Le chemin jusque chez lui réserve des surprises. Thomas habite en face d’un bar jadis fréquenté par RCQ. Évidemment il le connaît. Un peu plus tard, il me demande ce que je fais, et prend un air entendu quand j’évoque ma thèse de maths ; lui est prof en collège (de maths aussi), et sors d’une relation avec un normalien cachanais (en maths aussi). Évidemment je croise ce garçon dans la plupart des soirées où je mets les pieds. Le monde est petit, surtout le monde des pédés.
Arrivés chez lui, il m’offre une bière. Nous bavardons longuement sur son lit, sans drap ni couverture. Nous oublions bien vite notre dessein initial. Sur les lieux de drague, on ne vient pas pour baiser, on vient pour tuer le temps. En bons matheux, nous nous laissons aller à notre lubie commune.
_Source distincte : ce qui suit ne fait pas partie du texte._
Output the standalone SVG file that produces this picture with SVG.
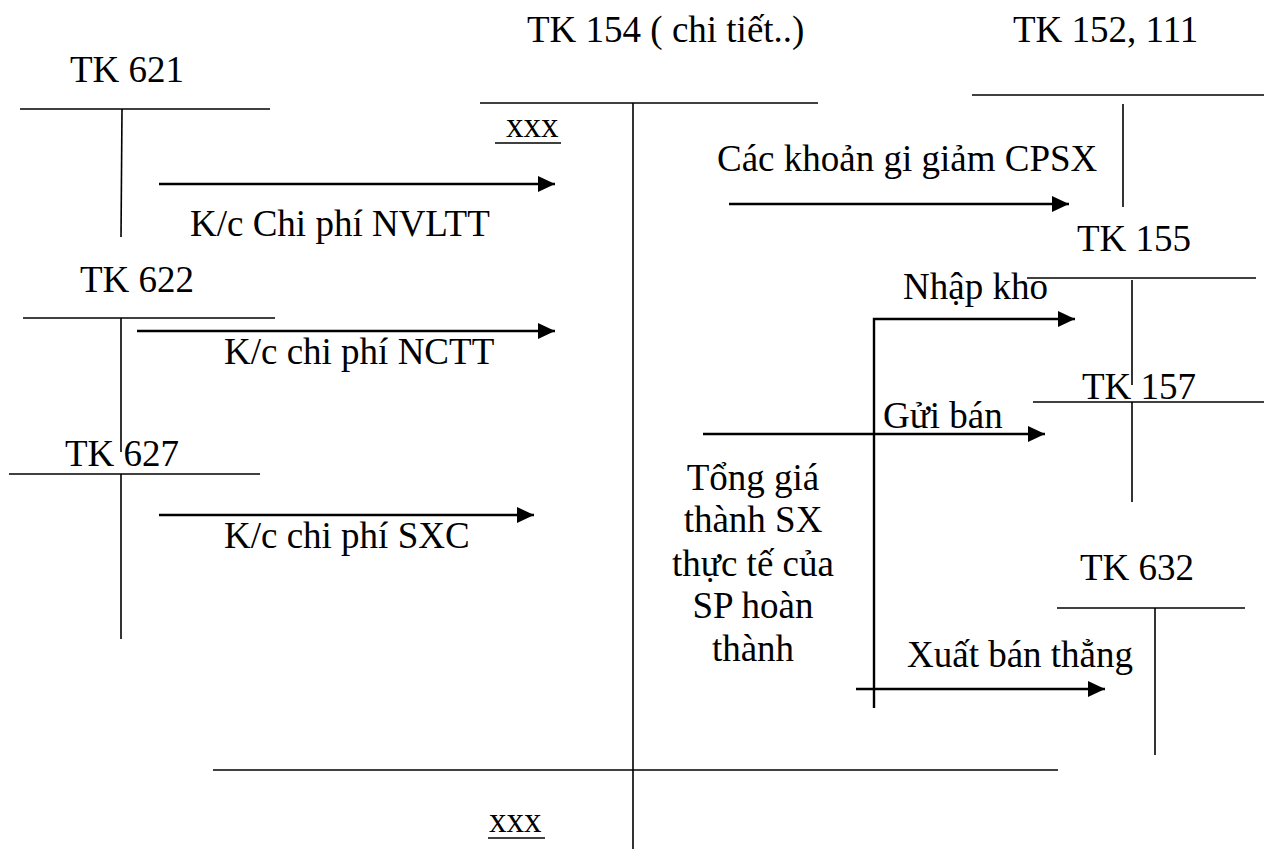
<svg xmlns="http://www.w3.org/2000/svg" width="1264" height="849" viewBox="0 0 1264 849">
<defs>
<marker id="ah" viewBox="0 0 17 16" refX="17" refY="8" markerWidth="17" markerHeight="16" markerUnits="userSpaceOnUse" orient="auto">
<path d="M0,0 L17,8 L0,16 Z" fill="#000"/>
</marker>
<style>
text{font-family:Liberation Serif,Tinos,Times New Roman,DejaVu Serif,serif;font-size:37px;fill:#000}
.x{font-size:35px}
.t{stroke:#000;stroke-width:1.6;fill:none}
.a{stroke:#000;stroke-width:2.4;fill:none;marker-end:url(#ah)}
</style>
</defs>
<rect width="1264" height="849" fill="#fff"/>
<g id="tk621">
<text x="70" y="82">TK 621</text>
<line class="t" x1="20" y1="109" x2="270" y2="109"/>
<line class="t" x1="122" y1="109" x2="121" y2="237"/>
</g>
<g id="tk622">
<text x="80" y="292">TK 622</text>
<line class="t" x1="23" y1="318" x2="275" y2="318"/>
<line class="t" x1="121" y1="318" x2="121" y2="452"/>
</g>
<g id="tk627">
<text x="65" y="466">TK 627</text>
<line class="t" x1="9" y1="474" x2="260" y2="474"/>
<line class="t" x1="121" y1="474" x2="121" y2="639"/>
</g>
<g id="tk154">
<text x="527" y="42">TK 154 ( chi tiết..)</text>
<line class="t" x1="480" y1="103" x2="818" y2="103"/>
<line class="t" x1="633" y1="103" x2="633" y2="849"/>
<line class="t" x1="213" y1="770" x2="1058" y2="770"/>
<text class="x" x="506" y="137">xxx</text>
<line class="t" x1="495" y1="143" x2="561" y2="143"/>
<text class="x" x="489" y="832">xxx</text>
<line class="t" x1="488" y1="838" x2="545" y2="838"/>
<text text-anchor="middle"><tspan x="753" y="490">Tổng giá</tspan><tspan x="753" y="532">thành SX</tspan><tspan x="753" y="576">thực tế của</tspan><tspan x="753" y="618">SP hoàn</tspan><tspan x="753" y="661">thành</tspan></text>
</g>
<g id="tk152">
<text x="1013" y="42">TK 152, 111</text>
<line class="t" x1="972" y1="95" x2="1264" y2="95"/>
<line class="t" x1="1123" y1="104" x2="1123" y2="207"/>
</g>
<g id="tk155">
<text x="1077" y="251">TK 155</text>
<line class="t" x1="1027" y1="278" x2="1256" y2="278"/>
<line class="t" x1="1132" y1="280" x2="1132" y2="385"/>
</g>
<g id="tk157">
<text x="1082" y="399">TK 157</text>
<line class="t" x1="1033" y1="402" x2="1264" y2="402"/>
<line class="t" x1="1132" y1="402" x2="1132" y2="502"/>
</g>
<g id="tk632">
<text x="1080" y="580">TK 632</text>
<line class="t" x1="1057" y1="608" x2="1245" y2="608"/>
<line class="t" x1="1155" y1="608" x2="1155" y2="755"/>
</g>
<g id="connectors">
<line class="a" x1="159" y1="184" x2="555" y2="184"/>
<line class="a" x1="137" y1="331" x2="555" y2="331"/>
<line class="a" x1="159" y1="515" x2="534" y2="515"/>
<line class="a" x1="729" y1="204" x2="1069" y2="204"/>
<path class="a" d="M874,708 L874,319 L1075,319"/>
<line class="a" x1="703" y1="434" x2="1045" y2="434"/>
<line class="a" x1="856" y1="689" x2="1105" y2="689"/>
<text x="190" y="236">K/c Chi phí NVLTT</text>
<text x="224" y="364">K/c chi phí NCTT</text>
<text x="224" y="548">K/c chi phí SXC</text>
<text x="717" y="171">Các khoản gi giảm CPSX</text>
<text x="903" y="299">Nhập kho</text>
<text x="883" y="428">Gửi bán</text>
<text x="907" y="667">Xuất bán thẳng</text>
</g>
</svg>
Je remarque un livre sur la théorie de Galois, il me parle géométrie du triangle, et pour faire le lien avec mes chères probabilités, je lui raconte le paradoxe de Bertrand (tout le monde en aura donc soupé). Il évoque enfin un problème de répartition de sommes d’argent entre amis randonneurs. La tension érotique est à son comble – insérer ici un sourire complice, un baiser aguicheur et un intermède pornographique.
Encore tout humides de nos sueurs mêlées, nous parlons voyages. L’Égypte émerge de mes souvenirs, et le cours d’arabe à sa suite. Je lui récite scolairement l’alphabet arabe. Les consonnes emphatiques ont du succès, il essaie de les prononcer à ma suite. Mais c’est le qaf qui rafle la mise, là sa tentative est un désastre, et je suis fier de mon petit effet. Je lui explique tout de même pour le rassurer que les Égyptiens se débarrassent bien volontiers de cette consonne si épuisante à prononcer. À son tour, il égrène les deux alphabets tamouls, les consonnes et les voyelles, qui se combinent pour donner des centaines de lettres enrubannées, puis me confie à mi voix son mépris pour l’hindi, que j’ai peut-être entendu dans les comédies musicales de Bollywood. Me voilà bien bête, tout à coup.
Au sortir de la douche, je le trouve sur son ordinateur. Il me montre, un rien ironique, le soin avec lequel il y range ses cours. Puis il arrache une feuille de son carnet, me tend son numéro. Je plie la feuille soigneusement, je la déchire suivant la marque. Sur la moitié restante j’inscris le mien. À un chiffre près, tous les numéros des départements de ma région d’origine y figurent.